On 16 and 17 November 2016, Canada, Germany, Mexico and the United States became the first countries to submit their long-term low greenhouse gas (GHG) emission development strategies (LT-LEDS), as stipulated under Article 4.19 of the Paris Agreement.

All four strategies endorse carbon pricing as an important pillar to achieve their medium- and long-term national emissions reduction targets. The U.S. submission states that efficient carbon pricing should be a priority for future policymakers, either by continuing with a subnational approach to carbon pricing or by moving to an economy-wide mechanism.

Canada’s strategy outlines a pan-Canadian framework (PCF) for clean growth and climate change in order to meet or exceed Canada’s GHG emissions target for 2030. This includes a carbon pricing framework that Canadian provinces and territories can adapt to their specific circumstances. The Canadian strategy also recognizes the relevance of the subnational link between the cap-and-trade programs in California and Québec in line with Article 6 of the Paris Agreement. Canada will account for these transfers as part of its international climate change contribution.

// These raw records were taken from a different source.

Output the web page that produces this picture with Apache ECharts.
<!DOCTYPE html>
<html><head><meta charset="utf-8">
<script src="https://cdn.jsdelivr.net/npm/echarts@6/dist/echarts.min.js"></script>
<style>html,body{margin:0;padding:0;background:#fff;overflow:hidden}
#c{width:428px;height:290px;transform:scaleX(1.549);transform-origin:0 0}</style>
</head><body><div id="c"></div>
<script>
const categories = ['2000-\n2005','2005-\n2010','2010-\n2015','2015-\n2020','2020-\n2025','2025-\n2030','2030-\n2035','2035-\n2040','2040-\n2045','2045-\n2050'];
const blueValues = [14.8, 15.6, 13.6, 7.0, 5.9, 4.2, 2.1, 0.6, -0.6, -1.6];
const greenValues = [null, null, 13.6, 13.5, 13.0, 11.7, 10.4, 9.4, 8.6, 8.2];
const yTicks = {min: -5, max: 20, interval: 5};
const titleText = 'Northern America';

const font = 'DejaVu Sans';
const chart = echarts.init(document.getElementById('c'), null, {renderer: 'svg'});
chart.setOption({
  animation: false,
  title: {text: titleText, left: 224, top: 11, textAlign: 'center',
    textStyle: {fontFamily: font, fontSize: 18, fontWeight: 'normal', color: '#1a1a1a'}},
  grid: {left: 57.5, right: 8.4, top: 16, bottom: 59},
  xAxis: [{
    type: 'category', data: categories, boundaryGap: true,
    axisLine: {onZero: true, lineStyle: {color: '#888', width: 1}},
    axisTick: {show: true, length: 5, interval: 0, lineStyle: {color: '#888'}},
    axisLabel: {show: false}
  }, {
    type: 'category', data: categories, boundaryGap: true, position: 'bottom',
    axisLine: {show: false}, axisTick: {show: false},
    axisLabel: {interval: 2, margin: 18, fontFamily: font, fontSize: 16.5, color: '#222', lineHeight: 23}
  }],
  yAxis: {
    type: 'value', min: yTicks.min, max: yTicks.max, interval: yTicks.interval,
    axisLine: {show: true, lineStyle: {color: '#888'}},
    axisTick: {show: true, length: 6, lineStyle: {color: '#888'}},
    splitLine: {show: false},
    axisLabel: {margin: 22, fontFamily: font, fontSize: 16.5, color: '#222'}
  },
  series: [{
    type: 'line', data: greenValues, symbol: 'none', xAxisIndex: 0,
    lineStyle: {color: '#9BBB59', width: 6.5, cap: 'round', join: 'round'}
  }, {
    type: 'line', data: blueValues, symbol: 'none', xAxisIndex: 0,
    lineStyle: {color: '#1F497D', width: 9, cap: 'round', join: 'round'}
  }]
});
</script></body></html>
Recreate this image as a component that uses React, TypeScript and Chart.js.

Mexico highlights the relevance of market-based instruments and reports that, in addition to the existing carbon tax, it is considering a national cap-and-trade system and is currently developing necessary technical and regulatory components. This is consistent with the announcement of the Mexican Environment State Minister at COP 22 to launch an ETS by 2017 and the recently launched national ETS simulation, which aims to build ETS readiness among key stakeholders.

The German strategy emphasizes the role of emissions trading as the key EU climate instrument for the energy and industrial sectors. Germany also supports strengthening the European Union Emissions Trading System (EU ETS) in the context of the current negotiations on a structural reform of the system in the lead up to Phase IV.